Q: Did you play with Reed and Quine otherwise?

I never really thought of it as a group outside of doing that record. There really wasn't that much discussion of doing anything much beyond that apart from "Little Sister" some months or a year later. I was just with Lou for that period plus I had a concert with him before that. But I was living in California and working out here primarily. The other guys were all living and working in New Yorkm which obviously put them in closer proximity of everything going on. I think it just kind of evolved as much out of geography as anything else. I would have enjoyed doing some more with them but I also had a group at that time and we were signed to Warner Brothers. I was committed to that and other live commitments that really prevented me from joining a group that was back in New York. Had I been asked, I might have considered it but the fact is that I wasn't asked to.

So it was probably a period over two years that I worked with Lou starting with a live concert that we did, which was scary in and of itself simply because I remember having to learn something like 19 songs in a four hour rehearsal and then we did this concert at Columbia with Lou's previous group. It was pretty exciting and I think based on that, Lou thought I would be a good guy to try to work on this new record with him. We talked on the phone quite a lot about that, about the record and it was before he had found Fernando and I'm not even sure he had found Robert. I enjoyed worked with them. Lou is a very intense guy and he knew what he wanted and yet he got out of everybody's way and kind of let everybody... I think he picked everybody for their own personality.

And then, ironically, being out here I ended up joining Jethro Tull, a group that was even farther away in England than being in a group in New York. But that seemed like the right thing at that time. That was maybe two years after we did The Blue Mask. Jethro Tull couldn't, in a lot of ways, be more different. I really appreciate both things for what they are, maybe a lot of people who would have heard me with Lou Reed might not have thought I would have been a good choice for playing in a group like Jethro Tull, which has very orchestrated and arranged music. And vice versa, if you heard me with Jethro Tull, you might have not have thought that would have been a pretty good choice for playing with Lou Reed. I also came from a jazz background as well so I had a lot of that in my playing. But I've enjoyed the fortune of completely different experiences playing for different artists.

Once again, with Lou, I have to say that I appreciate more of what we did after the fact. When you're in the middle of creating something like that, it's very hard to see what it is you have because you're in the middle of it and you don't have a very good objective viewpoint to look at it from. Sometimes, I listen to that record and it sounds like someone playing because we were in this moment in space and time where we were all locked in on the same vector and that was great. It would be really hard to recreate something like that. I do think that we did manage to capture something quite special right there.

Q: So you didn't play live with Lou, Robert and Fernando?

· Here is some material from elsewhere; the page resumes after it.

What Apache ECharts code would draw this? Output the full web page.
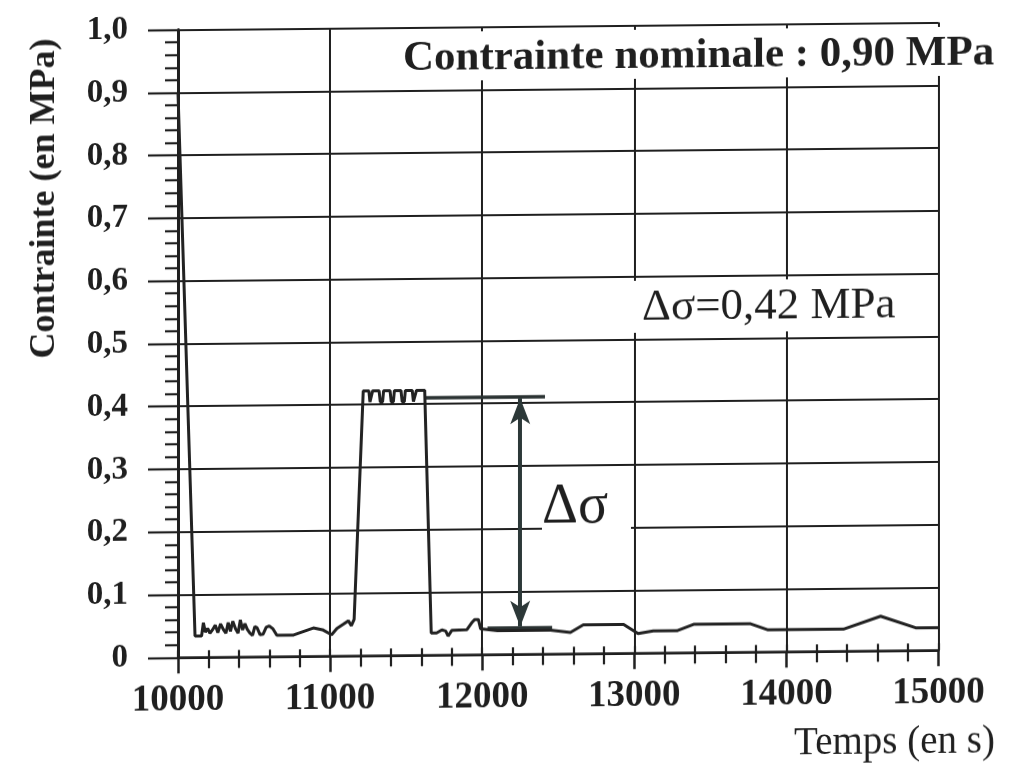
<!DOCTYPE html>
<html>
<head>
<meta charset="utf-8">
<script src="https://cdn.jsdelivr.net/npm/echarts@6/dist/echarts.min.js"></script>
<style>
html,body{margin:0;padding:0;background:#fff;overflow:hidden}
#chart{width:1028px;height:769px;transform:skewY(-0.55deg);transform-origin:514px 384px;}
</style>
</head>
<body>
<div id="chart"></div>
<script>
// ---- data ----
const time = [
  10000, 10013, 10112, 10155, 10167, 10180, 10195, 10210, 10228, 10245,
  10262, 10280, 10298, 10315, 10330, 10345, 10360, 10378, 10395, 10410,
  10425, 10440, 10455, 10472, 10490, 10505, 10520, 10540, 10560, 10580,
  10600, 10625, 10650, 10760, 10890, 10950, 11010, 11045, 11090, 11120,
  11140, 11158,
  11218, 11255, 11262, 11272, 11280, 11322, 11330, 11345, 11352, 11394,
  11402, 11416, 11423, 11466, 11474, 11488, 11495, 11540, 11548, 11560,
  11568, 11622,
  11665, 11700, 11735, 11760, 11776, 11800, 11900, 11935, 11950, 11975,
  11990, 12100, 12450, 12580, 12665, 12930, 13025, 13125, 13280, 13390,
  13765, 13880, 14375, 14620, 14850, 15000
];
const stress = [
  0.900, 0.800, 0.034, 0.034, 0.055, 0.040, 0.046, 0.038, 0.044, 0.051,
  0.039, 0.053, 0.044, 0.038, 0.055, 0.041, 0.057, 0.045, 0.038, 0.059,
  0.043, 0.053, 0.044, 0.038, 0.034, 0.048, 0.046, 0.035, 0.036, 0.047,
  0.049, 0.044, 0.034, 0.034, 0.045, 0.042, 0.034, 0.044, 0.051, 0.056,
  0.048, 0.058,
  0.422, 0.422, 0.404, 0.404, 0.422, 0.422, 0.404, 0.404, 0.422, 0.422,
  0.404, 0.404, 0.422, 0.422, 0.404, 0.404, 0.422, 0.422, 0.404, 0.404,
  0.422, 0.422,
  0.035, 0.035, 0.040, 0.038, 0.030, 0.039, 0.040, 0.052, 0.056, 0.056,
  0.041, 0.038, 0.038, 0.034, 0.046, 0.046, 0.031, 0.035, 0.035, 0.045,
  0.045, 0.035, 0.035, 0.055, 0.036, 0.036
];
// Δσ annotation (time, stress)
const deltaTopLine = [[11622, 0.41], [12413, 0.41]];
const deltaBottomLine = [[12035, 0.042], [12460, 0.042]];
const deltaArrow = [[12250, 0.408], [12250, 0.044]];
// axis ranges and tick labels
const xMin = 10000, xMax = 15000, xStep = 1000;
const yMin = 0, yMax = 1, yStep = 0.1;
const yTickLabels = ['0', '0,1', '0,2', '0,3', '0,4', '0,5', '0,6', '0,7', '0,8', '0,9', '1,0'];
const xTickLabels = ['10000', '11000', '12000', '13000', '14000', '15000'];
// texts
const titleText = 'Contrainte nominale : 0,90 MPa';
const deltaValueText = 'Δσ=0,42 MPa';
const deltaText = 'Δσ';
const xName = 'Temps (en s)';
const yName = 'Contrainte (en MPa)';

const INK = '#1f1f1f';
const SERIF = '"Liberation Serif", "Times New Roman", serif';

const chart = echarts.init(document.getElementById('chart'), null, {renderer: 'canvas'});
const lineData = time.map((t, i) => [t, stress[i]]);

const option = {
  animation: false,
  backgroundColor: '#ffffff',
  grid: {left: 178, right: 89.5, top: 26.6, bottom: 114.7, outerBoundsMode: 'none', containLabel: false},
  xAxis: [{
    type: 'value', min: xMin, max: xMax, interval: xStep,
    axisLine: {show: true, onZero: false, lineStyle: {color: INK, width: 2.5}},
    axisTick: {show: true, length: 16, lineStyle: {color: INK, width: 2.5}},
    minorTick: {show: true, splitNumber: 5, length: 11, lineStyle: {color: INK, width: 2.2}},
    splitLine: {show: true, lineStyle: {color: INK, width: 2}},
    axisLabel: {
      margin: 25, fontFamily: SERIF, fontSize: 37, fontWeight: 'bold', color: INK,
      formatter: v => xTickLabels[Math.round((v - xMin) / xStep)] || ''
    }
  }, {
    type: 'value', min: xMin, max: xMax, interval: xStep, position: 'bottom',
    axisLine: {show: false},
    axisTick: {show: true, inside: true, length: 7, lineStyle: {color: INK, width: 2.2}},
    minorTick: {show: true, splitNumber: 5, length: 7, lineStyle: {color: INK, width: 2.2}},
    splitLine: {show: false},
    axisLabel: {show: false}
  }],
  yAxis: {
    type: 'value', min: yMin, max: yMax, interval: yStep,
    axisLine: {show: true, lineStyle: {color: INK, width: 3}},
    axisTick: {show: true, length: 30, lineStyle: {color: INK, width: 2.2}},
    minorTick: {show: true, splitNumber: 5, length: 13, lineStyle: {color: INK, width: 2.2}},
    splitLine: {show: true, lineStyle: {color: INK, width: 2}},
    axisLabel: {
      margin: 50, fontFamily: SERIF, fontSize: 33, fontWeight: 'bold', color: INK,
      formatter: v => yTickLabels[Math.round((v - yMin) / yStep)]
    }
  },
  series: [{
    type: 'line',
    data: lineData,
    showSymbol: false,
    symbol: 'none',
    lineStyle: {color: '#222', width: 3},
    z: 5,
    markLine: {
      silent: true, symbol: ['none', 'none'], animation: false,
      label: {show: false},
      lineStyle: {color: '#2a3232', width: 3.5, type: 'solid'},
      data: [
        [{coord: deltaTopLine[0]}, {coord: deltaTopLine[1]}],
        [{coord: deltaBottomLine[0]}, {coord: deltaBottomLine[1]}]
      ]
    }
  }, {
    type: 'line',
    data: [],
    markLine: {
      silent: true, symbol: ['arrow', 'arrow'], symbolSize: [15, 26], animation: false,
      label: {show: false},
      lineStyle: {color: '#2c3838', width: 4, type: 'solid'},
      data: [[{coord: deltaArrow[0]}, {coord: deltaArrow[1]}]]
    }
  }],
  graphic: [
    {type: 'rect', z: 100, shape: {x: 398, y: 31, width: 630, height: 49}, style: {fill: '#fff'}},
    {type: 'text', z: 101, x: 403, y: 58, style: {text: titleText, fontFamily: SERIF, fontSize: 43, fontWeight: 'bold', fill: INK, align: 'left', verticalAlign: 'middle'}},
    {type: 'rect', z: 100, shape: {x: 634, y: 282, width: 303, height: 52}, style: {fill: '#fff'}},
    {type: 'text', z: 101, x: 642, y: 309, style: {text: deltaValueText, fontFamily: SERIF, fontSize: 45, fill: INK, align: 'left', verticalAlign: 'middle'}},
    {type: 'rect', z: 100, shape: {x: 542, y: 476, width: 89, height: 66}, style: {fill: '#fff'}},
    {type: 'text', z: 101, x: 542, y: 508, style: {text: deltaText, fontFamily: SERIF, fontSize: 56, fill: INK, align: 'left', verticalAlign: 'middle'}},
    {type: 'text', z: 101, x: 995, y: 747, style: {text: xName, fontFamily: SERIF, fontSize: 39, fill: INK, align: 'right', verticalAlign: 'middle'}},
    {type: 'text', z: 101, x: 45, y: 194, rotation: Math.PI / 2, style: {text: yName, fontFamily: SERIF, fontSize: 36, fontWeight: 'bold', fill: INK, align: 'center', verticalAlign: 'middle'}}
  ]
};
chart.setOption(option);
</script>
</body>
</html>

No, I didn't. I remember that there was some discussion of an Italian tour that was following somewhat closely after some of these recordings but I ended up not doing that. That would have been the only opportunity I would have had to work with them live, which I'm sure would have been fun and really exciting. I never heard that live record (Live In Italy) but I'd like to hear that and hear how they interpreted that stuff live. I've since run into Fred Maher who played drums on that and he's a guy who came from a very different background (with Scritti Politti)- I think he got Lou into the idea of drum machines and loops and they're not the enemy necessarily. I don't know if that would have really helped us at that time because that wasn't the kind of record that The Blue Mask was. So I think the way that we did it was probably the appropriate method.